ALLEN PARK - Rick DeMulling is the 'new kid on the block' in the Lions offensive line and he isn't coming in to try to put his stamp on the unit, he just wants to fit into what he feels is a talented group that is the equal to what his former team, the Indianapolis Colts put on the football field.

"I see a lot of athleticism, a lot of guys that can run and hit and are not on the ground all the time," said DeMulling of his new teammates. "This is a real smart team, Dom[inic Raiola] is a great center, just like I believed Jeff Saturday was a great center. They [both] play with their head a lot and they're physical."

DeMulling's opinion of Lions center Dominic Raiola is encouraging.

When the Lions drafted the former Nebraska standout in the second round of the 2001 NFL Draft after acquiring former Michigan star Jeff Backus in round one, many felt Raiola would be the prototypical center. Raiola's improvement last season encouraged the Lions enough that they re-inked him to a new three-year deal.

Despite being a four-year NFL veteran (7th round pick of the Indianapolis Colts out of Idaho), DeMulling said his goal is to just fit in with his teammates and try to help the unit gel as quickly as possible.

"I try to fit in. I'm not going to try to pretend that I know all these guys like their my best friends or anything like that. I'm just going to come in and play my hardest and fit in where I can. Dom kind of runs the show and everything goes off him. There's a lot of leadership out there, [Jeff] Backus, [Damien] Woody and Raiola are the three big ones."

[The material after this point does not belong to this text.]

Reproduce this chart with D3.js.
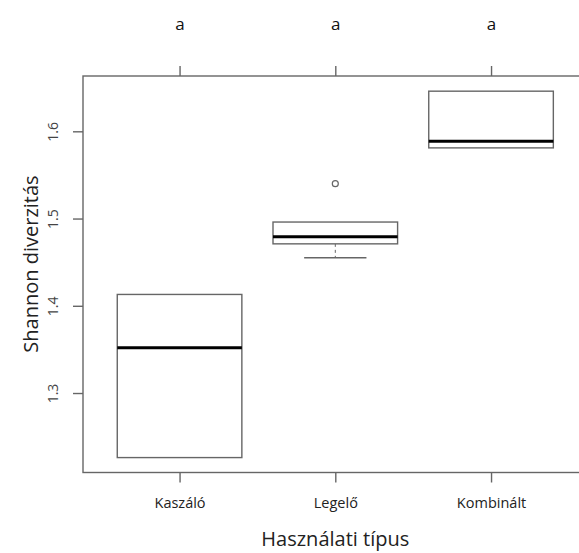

The one player that DeMulling left out other than himself, when speaking of veteran leadership is second-year right tackle Kelly Butler, a Grand Rapids, MI native who played his collegiate football at Purdue. Butler was drafted in the sixth-round by the Lions last year, but did not crack the playing group. DeMulling's eyes lit up when Butler's name was mentioned.

"He looks like a man, doesn't he?" joked DeMulling. "I mean he's 6-foot-7, 340 (pounds). He can run and hit, I think he's playing very well. He's a young guy and all he needs is experience. [Just] get him some reps out there and he's going to be very good."

DeMulling says he's a believer in the theory that offensive lines need time to gel and that it comes with repetition. "Yes, I do believe offensive lines need time to gel, but I don't think you can ever put a timeline on it. I think that all it is is repetitions.

"You get in there as much as you can togther and [it will] start coming together on its own.

Lions' head coach Steve Mariucci says he likes what DeMulling brings to the offensive line. "He's learning a new system. He's learning a new way of doing things in some regards. He's come a long way from Idaho and it's good to have him here. He's a pro."

After a little skirmish between the offensive and defensive lines in today's practice, DeMulling said the guys are ready to hit someone in another colored uniform "It's always nice to hit another team. Yeah, we're definitely looking forward it and we're going to have a good time with it."